→ **AIM OF THE EXERCISE**
Your task is to copy each line that has the word "this".

→ **DATA SECTION**

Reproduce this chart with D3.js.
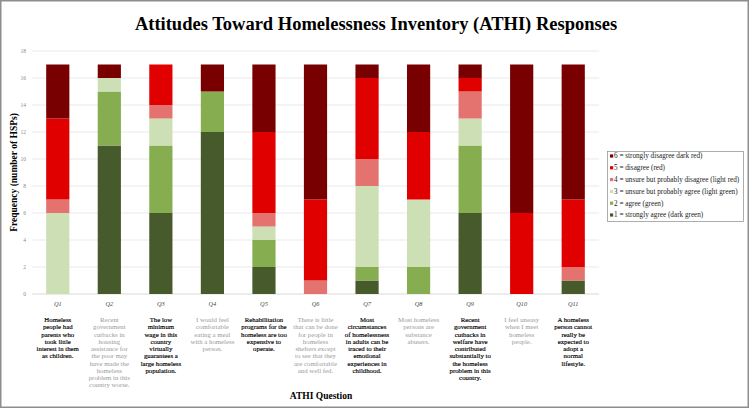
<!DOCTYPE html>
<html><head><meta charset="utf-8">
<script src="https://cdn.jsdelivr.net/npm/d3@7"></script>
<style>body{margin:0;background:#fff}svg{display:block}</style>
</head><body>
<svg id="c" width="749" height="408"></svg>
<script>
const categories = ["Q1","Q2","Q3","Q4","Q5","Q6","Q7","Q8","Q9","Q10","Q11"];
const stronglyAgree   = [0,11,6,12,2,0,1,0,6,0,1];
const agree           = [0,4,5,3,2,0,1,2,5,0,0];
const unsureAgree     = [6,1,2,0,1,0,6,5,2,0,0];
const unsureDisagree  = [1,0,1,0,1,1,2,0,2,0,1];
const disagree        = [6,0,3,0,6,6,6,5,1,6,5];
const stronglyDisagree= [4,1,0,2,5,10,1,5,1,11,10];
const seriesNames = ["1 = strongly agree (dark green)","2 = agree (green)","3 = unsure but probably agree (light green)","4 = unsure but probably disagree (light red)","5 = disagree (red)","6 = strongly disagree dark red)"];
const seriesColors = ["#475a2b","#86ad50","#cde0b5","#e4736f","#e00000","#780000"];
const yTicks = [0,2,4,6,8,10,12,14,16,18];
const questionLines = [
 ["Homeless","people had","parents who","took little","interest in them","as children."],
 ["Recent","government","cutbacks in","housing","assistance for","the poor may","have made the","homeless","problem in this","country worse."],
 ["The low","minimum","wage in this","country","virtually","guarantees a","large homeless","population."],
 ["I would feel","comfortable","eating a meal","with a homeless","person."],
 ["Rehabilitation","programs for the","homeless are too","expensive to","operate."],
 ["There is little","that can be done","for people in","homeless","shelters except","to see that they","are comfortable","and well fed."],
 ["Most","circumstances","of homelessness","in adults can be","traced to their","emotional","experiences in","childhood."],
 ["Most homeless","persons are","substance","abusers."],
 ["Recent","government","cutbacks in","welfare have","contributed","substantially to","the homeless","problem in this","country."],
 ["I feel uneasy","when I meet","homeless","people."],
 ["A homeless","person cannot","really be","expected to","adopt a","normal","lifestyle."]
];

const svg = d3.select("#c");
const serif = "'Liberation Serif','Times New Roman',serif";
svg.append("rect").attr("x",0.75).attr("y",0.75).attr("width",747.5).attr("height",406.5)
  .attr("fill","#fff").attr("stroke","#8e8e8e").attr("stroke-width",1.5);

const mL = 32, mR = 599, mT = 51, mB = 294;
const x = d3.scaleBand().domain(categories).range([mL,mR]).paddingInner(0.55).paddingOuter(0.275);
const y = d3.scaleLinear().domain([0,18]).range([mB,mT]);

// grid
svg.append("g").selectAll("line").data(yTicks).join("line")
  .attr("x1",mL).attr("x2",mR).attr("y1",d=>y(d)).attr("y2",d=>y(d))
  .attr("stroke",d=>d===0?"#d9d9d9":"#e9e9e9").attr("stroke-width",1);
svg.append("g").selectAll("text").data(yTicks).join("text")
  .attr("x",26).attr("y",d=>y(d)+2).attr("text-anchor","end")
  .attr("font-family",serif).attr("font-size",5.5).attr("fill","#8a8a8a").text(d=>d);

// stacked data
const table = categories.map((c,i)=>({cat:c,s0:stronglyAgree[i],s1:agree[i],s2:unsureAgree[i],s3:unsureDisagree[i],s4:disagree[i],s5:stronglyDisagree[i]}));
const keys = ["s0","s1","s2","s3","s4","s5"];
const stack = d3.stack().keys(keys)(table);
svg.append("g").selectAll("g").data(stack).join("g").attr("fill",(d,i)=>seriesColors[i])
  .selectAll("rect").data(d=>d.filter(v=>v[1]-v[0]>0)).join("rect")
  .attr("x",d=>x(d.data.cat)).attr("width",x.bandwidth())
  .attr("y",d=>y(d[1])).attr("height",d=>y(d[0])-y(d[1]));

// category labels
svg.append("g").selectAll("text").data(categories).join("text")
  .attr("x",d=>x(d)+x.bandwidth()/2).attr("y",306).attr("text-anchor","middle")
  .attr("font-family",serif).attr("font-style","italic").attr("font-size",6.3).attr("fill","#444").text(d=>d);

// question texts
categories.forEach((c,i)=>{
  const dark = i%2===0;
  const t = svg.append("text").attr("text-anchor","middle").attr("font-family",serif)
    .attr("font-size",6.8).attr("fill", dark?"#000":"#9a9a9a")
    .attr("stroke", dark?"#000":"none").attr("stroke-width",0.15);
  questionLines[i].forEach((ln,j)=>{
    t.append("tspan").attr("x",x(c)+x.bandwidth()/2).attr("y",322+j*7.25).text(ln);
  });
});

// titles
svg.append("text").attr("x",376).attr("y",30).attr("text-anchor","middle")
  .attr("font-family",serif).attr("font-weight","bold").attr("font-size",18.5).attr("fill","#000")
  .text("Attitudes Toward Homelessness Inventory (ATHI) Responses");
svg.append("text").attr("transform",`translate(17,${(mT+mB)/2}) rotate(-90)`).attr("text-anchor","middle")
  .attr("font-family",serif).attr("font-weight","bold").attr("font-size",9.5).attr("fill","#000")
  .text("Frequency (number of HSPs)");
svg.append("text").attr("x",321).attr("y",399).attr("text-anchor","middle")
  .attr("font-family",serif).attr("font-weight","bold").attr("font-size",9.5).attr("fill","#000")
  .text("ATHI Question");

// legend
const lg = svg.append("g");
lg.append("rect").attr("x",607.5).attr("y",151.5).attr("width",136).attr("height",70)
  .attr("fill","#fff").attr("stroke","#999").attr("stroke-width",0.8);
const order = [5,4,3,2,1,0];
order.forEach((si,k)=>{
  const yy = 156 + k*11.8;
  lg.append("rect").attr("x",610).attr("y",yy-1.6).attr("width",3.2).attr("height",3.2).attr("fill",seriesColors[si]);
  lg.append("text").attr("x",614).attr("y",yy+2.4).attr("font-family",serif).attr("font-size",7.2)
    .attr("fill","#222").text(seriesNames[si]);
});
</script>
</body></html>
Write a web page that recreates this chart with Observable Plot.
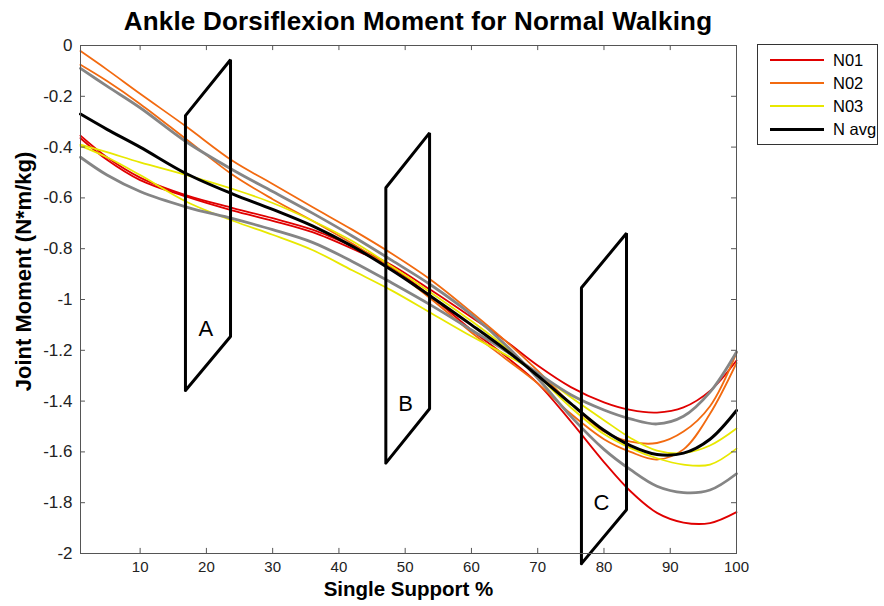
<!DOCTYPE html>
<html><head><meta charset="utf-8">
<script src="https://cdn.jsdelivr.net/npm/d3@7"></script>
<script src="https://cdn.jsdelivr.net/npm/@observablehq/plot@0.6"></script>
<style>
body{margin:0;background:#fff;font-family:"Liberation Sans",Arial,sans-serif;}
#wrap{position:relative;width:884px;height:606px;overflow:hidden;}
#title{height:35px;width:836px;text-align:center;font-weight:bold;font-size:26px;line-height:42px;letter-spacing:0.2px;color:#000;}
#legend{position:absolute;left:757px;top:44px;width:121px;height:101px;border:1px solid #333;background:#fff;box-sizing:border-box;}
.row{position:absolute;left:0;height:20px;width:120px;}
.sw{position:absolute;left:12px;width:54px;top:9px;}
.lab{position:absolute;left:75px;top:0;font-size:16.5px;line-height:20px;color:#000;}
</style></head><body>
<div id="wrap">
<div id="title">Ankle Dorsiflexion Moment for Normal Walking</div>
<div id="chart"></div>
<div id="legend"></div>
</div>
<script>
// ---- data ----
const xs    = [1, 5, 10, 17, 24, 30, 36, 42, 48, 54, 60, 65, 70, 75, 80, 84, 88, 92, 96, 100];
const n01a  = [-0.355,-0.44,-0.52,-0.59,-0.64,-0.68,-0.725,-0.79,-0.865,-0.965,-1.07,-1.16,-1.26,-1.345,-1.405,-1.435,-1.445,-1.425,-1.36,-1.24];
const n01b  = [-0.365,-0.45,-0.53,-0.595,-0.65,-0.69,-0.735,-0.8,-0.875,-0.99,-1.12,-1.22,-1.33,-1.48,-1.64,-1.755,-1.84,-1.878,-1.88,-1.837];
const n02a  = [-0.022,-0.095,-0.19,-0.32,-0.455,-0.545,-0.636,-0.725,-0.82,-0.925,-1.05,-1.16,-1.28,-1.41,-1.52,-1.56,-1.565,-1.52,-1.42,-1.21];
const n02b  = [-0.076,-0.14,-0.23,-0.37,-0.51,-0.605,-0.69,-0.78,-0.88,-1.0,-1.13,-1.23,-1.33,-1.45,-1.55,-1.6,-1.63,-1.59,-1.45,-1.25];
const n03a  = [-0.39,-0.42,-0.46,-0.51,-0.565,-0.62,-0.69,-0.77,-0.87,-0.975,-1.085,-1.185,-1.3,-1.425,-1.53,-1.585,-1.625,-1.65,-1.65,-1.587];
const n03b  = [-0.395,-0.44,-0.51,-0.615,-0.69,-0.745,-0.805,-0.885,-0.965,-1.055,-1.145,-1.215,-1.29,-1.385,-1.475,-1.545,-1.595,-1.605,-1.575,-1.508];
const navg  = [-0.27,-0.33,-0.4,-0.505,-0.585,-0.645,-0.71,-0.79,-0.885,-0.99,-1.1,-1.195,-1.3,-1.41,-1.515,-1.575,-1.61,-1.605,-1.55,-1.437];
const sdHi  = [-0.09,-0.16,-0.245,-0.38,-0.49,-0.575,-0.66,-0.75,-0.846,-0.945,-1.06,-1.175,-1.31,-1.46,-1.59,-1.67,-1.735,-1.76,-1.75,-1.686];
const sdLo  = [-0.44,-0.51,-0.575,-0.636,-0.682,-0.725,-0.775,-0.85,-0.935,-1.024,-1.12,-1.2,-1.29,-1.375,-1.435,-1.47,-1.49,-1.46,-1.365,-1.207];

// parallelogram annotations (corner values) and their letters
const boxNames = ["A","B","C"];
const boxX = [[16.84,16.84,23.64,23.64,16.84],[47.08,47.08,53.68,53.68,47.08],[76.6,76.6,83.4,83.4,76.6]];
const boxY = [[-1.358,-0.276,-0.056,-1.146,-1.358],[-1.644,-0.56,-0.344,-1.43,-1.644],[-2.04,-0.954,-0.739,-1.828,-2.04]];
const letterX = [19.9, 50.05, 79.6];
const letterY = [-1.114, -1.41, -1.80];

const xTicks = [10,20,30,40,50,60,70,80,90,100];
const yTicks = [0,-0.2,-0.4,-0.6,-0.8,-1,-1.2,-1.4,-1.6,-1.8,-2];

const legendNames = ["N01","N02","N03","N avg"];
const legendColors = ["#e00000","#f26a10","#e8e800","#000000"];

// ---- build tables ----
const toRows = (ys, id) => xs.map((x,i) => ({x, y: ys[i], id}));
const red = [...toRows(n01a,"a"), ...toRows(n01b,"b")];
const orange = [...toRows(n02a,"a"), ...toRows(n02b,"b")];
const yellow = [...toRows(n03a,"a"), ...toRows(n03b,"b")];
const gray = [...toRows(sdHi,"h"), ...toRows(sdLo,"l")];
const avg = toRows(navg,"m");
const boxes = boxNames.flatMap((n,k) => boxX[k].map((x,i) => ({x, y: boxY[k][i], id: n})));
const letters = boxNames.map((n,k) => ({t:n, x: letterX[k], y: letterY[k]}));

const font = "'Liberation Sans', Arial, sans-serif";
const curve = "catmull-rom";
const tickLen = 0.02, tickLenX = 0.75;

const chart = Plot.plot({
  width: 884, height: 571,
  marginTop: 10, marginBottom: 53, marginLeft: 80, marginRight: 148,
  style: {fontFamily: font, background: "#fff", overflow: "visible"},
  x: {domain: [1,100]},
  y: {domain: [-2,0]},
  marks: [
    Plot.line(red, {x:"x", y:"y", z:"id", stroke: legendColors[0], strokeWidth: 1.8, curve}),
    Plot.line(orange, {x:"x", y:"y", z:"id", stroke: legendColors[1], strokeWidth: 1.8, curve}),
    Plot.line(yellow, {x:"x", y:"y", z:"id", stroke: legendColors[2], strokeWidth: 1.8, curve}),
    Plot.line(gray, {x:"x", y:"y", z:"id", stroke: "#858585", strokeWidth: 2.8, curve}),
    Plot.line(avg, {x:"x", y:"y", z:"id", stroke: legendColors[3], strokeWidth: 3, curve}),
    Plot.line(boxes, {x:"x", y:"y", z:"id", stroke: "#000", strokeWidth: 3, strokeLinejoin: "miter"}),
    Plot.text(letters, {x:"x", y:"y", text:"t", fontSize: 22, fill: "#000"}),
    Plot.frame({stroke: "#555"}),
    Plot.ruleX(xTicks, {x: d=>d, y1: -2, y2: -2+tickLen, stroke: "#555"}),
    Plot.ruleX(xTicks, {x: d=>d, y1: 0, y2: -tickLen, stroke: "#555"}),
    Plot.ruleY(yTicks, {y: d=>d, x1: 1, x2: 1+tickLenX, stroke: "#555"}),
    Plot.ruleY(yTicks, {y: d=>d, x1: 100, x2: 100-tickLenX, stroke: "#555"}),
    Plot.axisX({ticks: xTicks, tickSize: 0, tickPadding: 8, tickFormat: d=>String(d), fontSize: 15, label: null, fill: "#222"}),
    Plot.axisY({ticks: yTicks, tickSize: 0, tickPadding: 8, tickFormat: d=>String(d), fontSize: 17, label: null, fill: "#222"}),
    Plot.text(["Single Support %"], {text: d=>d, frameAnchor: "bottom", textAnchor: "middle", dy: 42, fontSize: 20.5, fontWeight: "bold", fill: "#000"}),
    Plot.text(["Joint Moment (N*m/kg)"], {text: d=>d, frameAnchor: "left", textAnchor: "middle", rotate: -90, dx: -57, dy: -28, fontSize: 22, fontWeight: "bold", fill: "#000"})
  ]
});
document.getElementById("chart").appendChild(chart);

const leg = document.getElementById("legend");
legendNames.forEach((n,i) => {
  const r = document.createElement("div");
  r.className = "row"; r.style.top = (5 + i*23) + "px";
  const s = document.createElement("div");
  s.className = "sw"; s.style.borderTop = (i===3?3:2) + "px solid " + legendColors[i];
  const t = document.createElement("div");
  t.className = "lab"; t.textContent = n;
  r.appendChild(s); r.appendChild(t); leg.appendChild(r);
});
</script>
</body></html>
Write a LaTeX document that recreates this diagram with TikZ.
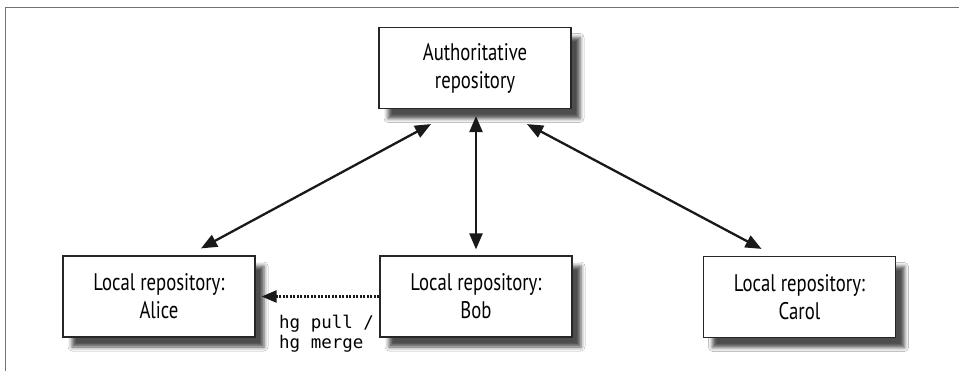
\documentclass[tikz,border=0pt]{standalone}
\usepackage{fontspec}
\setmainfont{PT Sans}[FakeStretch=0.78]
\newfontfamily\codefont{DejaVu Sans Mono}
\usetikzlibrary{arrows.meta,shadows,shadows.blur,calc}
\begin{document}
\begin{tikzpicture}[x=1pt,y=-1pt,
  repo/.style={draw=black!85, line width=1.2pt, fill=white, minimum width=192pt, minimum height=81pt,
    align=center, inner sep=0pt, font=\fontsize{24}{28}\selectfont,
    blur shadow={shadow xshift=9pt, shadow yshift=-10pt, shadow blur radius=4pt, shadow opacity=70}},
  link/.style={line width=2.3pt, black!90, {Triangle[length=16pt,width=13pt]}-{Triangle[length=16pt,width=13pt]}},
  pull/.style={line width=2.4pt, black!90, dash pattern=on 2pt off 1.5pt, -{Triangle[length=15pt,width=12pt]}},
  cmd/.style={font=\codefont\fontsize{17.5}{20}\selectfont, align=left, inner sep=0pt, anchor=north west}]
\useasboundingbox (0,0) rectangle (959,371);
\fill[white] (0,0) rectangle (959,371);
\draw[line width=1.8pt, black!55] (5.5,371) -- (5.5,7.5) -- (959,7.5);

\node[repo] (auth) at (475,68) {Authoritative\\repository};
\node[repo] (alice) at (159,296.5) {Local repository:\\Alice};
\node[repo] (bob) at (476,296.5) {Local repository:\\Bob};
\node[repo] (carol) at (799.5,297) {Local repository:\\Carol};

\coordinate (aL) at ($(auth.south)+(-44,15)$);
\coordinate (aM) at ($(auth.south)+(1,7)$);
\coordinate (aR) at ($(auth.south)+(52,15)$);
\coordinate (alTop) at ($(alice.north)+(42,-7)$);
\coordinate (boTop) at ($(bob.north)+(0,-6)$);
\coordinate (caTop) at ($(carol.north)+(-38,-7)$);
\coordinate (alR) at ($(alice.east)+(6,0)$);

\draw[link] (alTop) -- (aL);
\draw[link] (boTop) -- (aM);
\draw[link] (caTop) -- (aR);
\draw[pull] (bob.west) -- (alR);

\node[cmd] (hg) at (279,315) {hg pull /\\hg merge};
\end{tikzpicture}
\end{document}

→ **SOLUTION BELOW**
Reproduce this chart with D3.js.
 ["Recent","government","cutbacks in","housing","assistance for","the poor may","have made the","homeless","problem in this","country worse."],
 ["The low","minimum","wage in this","country","virtually","guarantees a","large homeless","population."],
 ["Recent","government","cutbacks in","welfare have","contributed","substantially to","the homeless","problem in this","country."],
Write a web page that recreates this chart with Observable Plot.
Write a LaTeX document that recreates this diagram with TikZ.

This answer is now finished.